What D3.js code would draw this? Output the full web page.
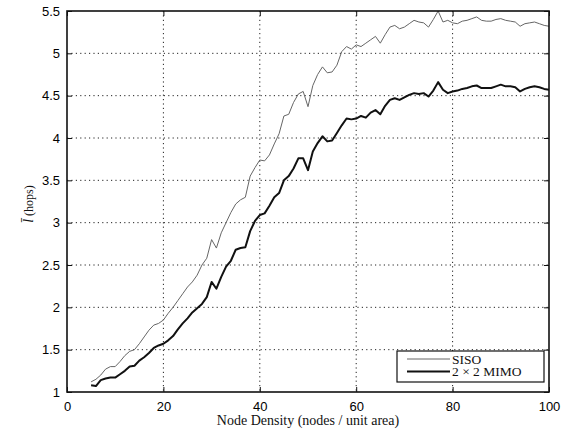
<!DOCTYPE html>
<html>
<head>
<meta charset="utf-8">
<script src="https://cdn.jsdelivr.net/npm/d3@7"></script>
<style>
  body { margin: 0; background: #fff; }
  .tick text { font-family: 'Liberation Sans', Arial, sans-serif; font-size: 13px; fill: #000; }
  .grid line { stroke: #222; stroke-width: 1; stroke-dasharray: 1.2, 3.2; }
</style>
</head>
<body>
<svg id="chart" width="576" height="433"></svg>
<script>
// node density (x) and mean hop count per series
let density = d3.range(5, 101)

let siso = [1.12, 1.15, 1.20, 1.27, 1.30, 1.30, 1.36, 1.43, 1.48, 1.50,
  1.57, 1.65, 1.73, 1.79, 1.81, 1.85, 1.93, 2.00, 2.08, 2.16,
  2.24, 2.30, 2.38, 2.50, 2.58, 2.80, 2.70, 2.88, 3.00, 3.12,
  3.22, 3.27, 3.30, 3.55, 3.65, 3.74, 3.73, 3.80, 3.93, 4.05,
  4.26, 4.28, 4.42, 4.52, 4.55, 4.37, 4.62, 4.75, 4.84, 4.77,
  4.78, 4.86, 5.02, 5.08, 5.05, 5.10, 5.08, 5.12, 5.16, 5.20,
  5.12, 5.22, 5.31, 5.33, 5.29, 5.31, 5.35, 5.39, 5.37, 5.36,
  5.31, 5.40, 5.50, 5.37, 5.39, 5.36, 5.35, 5.38, 5.39, 5.41,
  5.43, 5.39, 5.38, 5.38, 5.40, 5.41, 5.39, 5.38, 5.37, 5.32,
  5.35, 5.36, 5.37, 5.35, 5.33, 5.32]

let mimo = [1.08, 1.07, 1.14, 1.16, 1.17, 1.17, 1.21, 1.25, 1.30, 1.31,
  1.37, 1.41, 1.46, 1.52, 1.55, 1.57, 1.61, 1.66, 1.74, 1.81,
  1.87, 1.94, 1.99, 2.04, 2.12, 2.30, 2.22, 2.36, 2.48, 2.55,
  2.68, 2.70, 2.71, 2.90, 3.02, 3.09, 3.11, 3.20, 3.30, 3.35,
  3.50, 3.55, 3.64, 3.76, 3.76, 3.62, 3.84, 3.94, 4.02, 3.96,
  3.97, 4.06, 4.15, 4.23, 4.22, 4.23, 4.26, 4.24, 4.30, 4.33,
  4.28, 4.38, 4.45, 4.47, 4.45, 4.48, 4.51, 4.53, 4.52, 4.53,
  4.49, 4.56, 4.66, 4.57, 4.53, 4.55, 4.56, 4.58, 4.59, 4.61,
  4.62, 4.59, 4.59, 4.59, 4.61, 4.63, 4.61, 4.61, 4.60, 4.55,
  4.58, 4.60, 4.61, 4.60, 4.58, 4.57]

let xTicks = [0, 20, 40, 60, 80, 100]
let yTicks = [1, 1.5, 2, 2.5, 3, 3.5, 4, 4.5, 5, 5.5]
let seriesNames = ['SISO', '2 \u00d7 2 MIMO']

let margin = { top: 11, right: 27, bottom: 41, left: 67 }
let width = 576
let height = 433
let innerWidth = width - margin.left - margin.right
let innerHeight = height - margin.top - margin.bottom

let svg = d3.select('#chart')
let g = svg.append('g')
  .attr('transform', translation(margin.left, margin.top))

let xScale = d3.scaleLinear().domain([0, 100]).range([0, innerWidth])
let yScale = d3.scaleLinear().domain([1, 5.5]).range([innerHeight, 0])

// GRID
g.append('g')
  .attr('class', 'grid')
  .selectAll('line')
  .data(xTicks.slice(1, -1))
  .enter().append('line')
  .attr('x1', d => xScale(d)).attr('x2', d => xScale(d))
  .attr('y1', 0).attr('y2', innerHeight)
g.append('g')
  .attr('class', 'grid')
  .selectAll('line')
  .data(yTicks.slice(1, -1))
  .enter().append('line')
  .attr('x1', 0).attr('x2', innerWidth)
  .attr('y1', d => yScale(d)).attr('y2', d => yScale(d))

// AXES (matlab style, ticks inside)
let xAxis = d3.axisBottom(xScale).tickValues(xTicks).tickSizeInner(-5).tickSizeOuter(0).tickPadding(10)
let yAxis = d3.axisLeft(yScale).tickValues(yTicks).tickSizeInner(-5).tickSizeOuter(0).tickPadding(7)
  .tickFormat(d => String(d))

g.append('g').attr('transform', translation(0, innerHeight)).call(xAxis)
g.append('g').call(yAxis)
g.append('g').call(d3.axisTop(xScale).tickValues(xTicks).tickSizeInner(-5).tickSizeOuter(0).tickFormat(''))
g.append('g').attr('transform', translation(innerWidth, 0))
  .call(d3.axisRight(yScale).tickValues(yTicks).tickSizeInner(-5).tickSizeOuter(0).tickFormat(''))
g.selectAll('.domain').remove()
g.selectAll('.tick line').attr('stroke', '#111')

// LINES
let line = d3.line()
  .x((d, i) => xScale(density[i]))
  .y(d => yScale(d))

g.append('path')
  .datum(siso)
  .attr('fill', 'none')
  .attr('stroke', '#666')
  .attr('stroke-width', 1)
  .attr('d', line)

g.append('path')
  .datum(mimo)
  .attr('fill', 'none')
  .attr('stroke', '#111')
  .attr('stroke-width', 2)
  .attr('stroke-linejoin', 'round')
  .attr('d', line)

// FRAME
g.append('rect')
  .attr('width', innerWidth)
  .attr('height', innerHeight)
  .attr('fill', 'none')
  .attr('stroke', '#111')
  .attr('stroke-width', 1.6)

// LABELS
svg.append('text')
  .attr('x', margin.left + innerWidth / 2)
  .attr('y', 425)
  .attr('text-anchor', 'middle')
  .attr('font-family', "'Liberation Serif', 'DejaVu Serif', serif")
  .attr('font-size', 14)
  .attr('fill', '#111')
  .text('Node Density (nodes / unit area)')

let yLab = svg.append('text')
  .attr('transform', translation(33, 204) + ' rotate(-90)')
  .attr('text-anchor', 'middle')
  .attr('font-family', "'Liberation Serif', 'DejaVu Serif', serif")
  .attr('font-size', 14)
  .attr('fill', '#111')
yLab.append('tspan').attr('font-style', 'italic').text('l\u0304')
yLab.append('tspan').attr('font-size', 12).text(' (hops)')

// LEGEND
let legend = svg.append('g').attr('transform', translation(397, 351))
legend.append('rect')
  .attr('width', 147).attr('height', 31)
  .attr('fill', '#fff').attr('stroke', '#111').attr('stroke-width', 1.2)

let items = legend.selectAll('g.item')
  .data(seriesNames)
  .enter().append('g')
  .attr('transform', (d, i) => translation(0, 8 + i * 12.5))
items.append('line')
  .attr('x1', 10).attr('x2', 53)
  .attr('stroke', (d, i) => i === 0 ? '#666' : '#111')
  .attr('stroke-width', (d, i) => i === 0 ? 1 : 2)
items.append('text')
  .attr('x', 55).attr('y', 4.5)
  .attr('font-family', "'Liberation Serif', 'DejaVu Serif', serif")
  .attr('font-size', 13.5)
  .attr('fill', '#111')
  .text(d => d)

function translation (x, y) {
  return 'translate(' + x + ',' + y + ')'
}
</script>
</body>
</html>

** Problem **
Starting at the top of the listing above, reproduce each line up to and including the one with "let density = d3.range(5, 101)"; omit the pictures.

** Solution to this task **
What D3.js code would draw this? Output the full web page.
<!DOCTYPE html>
<html>
<head>
<meta charset="utf-8">
<script src="https://cdn.jsdelivr.net/npm/d3@7"></script>
<style>
  body { margin: 0; background: #fff; }
  .tick text { font-family: 'Liberation Sans', Arial, sans-serif; font-size: 13px; fill: #000; }
  .grid line { stroke: #222; stroke-width: 1; stroke-dasharray: 1.2, 3.2; }
</style>
</head>
<body>
<svg id="chart" width="576" height="433"></svg>
<script>
// node density (x) and mean hop count per series
let density = d3.range(5, 101)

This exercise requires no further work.